Skoller thinks of subversion as a positive thing. “Yeah, I mean to subvert the given structure of our society. And, honestly, I’ll probably get in trouble for this. I’m talking about capitalism. Let me not beat around the bush here. One of the things that is completely necessary in a capitalist society is for people to be devoid of empathy for their community, for their fellow human beings, and that’s what exploitation is about, and that is why somebody could easily say, ‘No, I don’t want to pay more for my healthcare so that five million poor people can be insured. If they’re not strong enough to go out there and bootstrap it and make enough money to pay for their own health care then f*** ’em.’
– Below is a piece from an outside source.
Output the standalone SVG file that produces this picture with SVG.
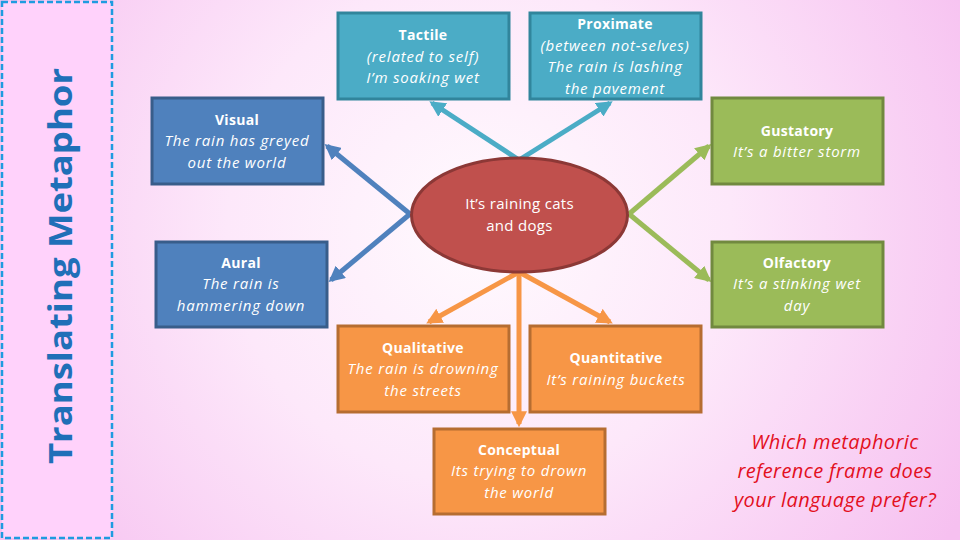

“They call it socialist. ‘He’s a socialist.’ I don’t know what it is, but when Obamacare came through, I got f***ed. I make just enough money to not benefit from Obamacare. Do I want to see the Affordable Care Act eliminated? Hell, f***ing no! No! Would I like to see a single payer happen? Absolutely, I would, but we’re at least taking a step toward. I mean there was at least five million poor people who did not have health insurance and who were dying before this capitalistic sentiment, and so when I hear a love song, I think of it as something that helps subvert that element of this particular political structure that we find ourselves living in.

“I guess (being subversive) is really about something or someone who is seeking to subvert an established system or an institution or that system. It can be positive or negative, and so that’s sort of what I meant. I suppose a subversive person could be thought of as a renegade. Or in the world of politics from people who are revolutionaries it’s a compliment. Yeah, it’s a compliment.”

“I’ve been under the radar for a long time. I don’t sort of move in the same way as a lot of these guys that are better known in this business than I am. I think in spite of that, I’ve done a lot of work that’s gotten a lot of attention. So, people know who I am. I certainly have never had a record deal, and I haven’t really wanted one. I’ve wanted to make my own records, and I want to have control over them, but anyway, that’s the story.

“Before we had the music done for Blues Immigrant, I read the lyrics of the title song to a 75-year-old African American professor emeritus poet who when I was done said that was one of the most honest poems he’d ever heard. He really understood it. He really got it, and he in the same way you said to me you’re a veteran. You’re not some weekend warrior.

“Yeah, I also hope that the humor of that song doesn’t escape people. I mean ‘Have I paid enough dues/I need a green card to play the blues.” I mean, come on, man. That’s f***ing funny. And there something toward the end of that tune I say,’ I really have no problem as a citizen of the blues.’ At a certain point an immigrant becomes a citizen.”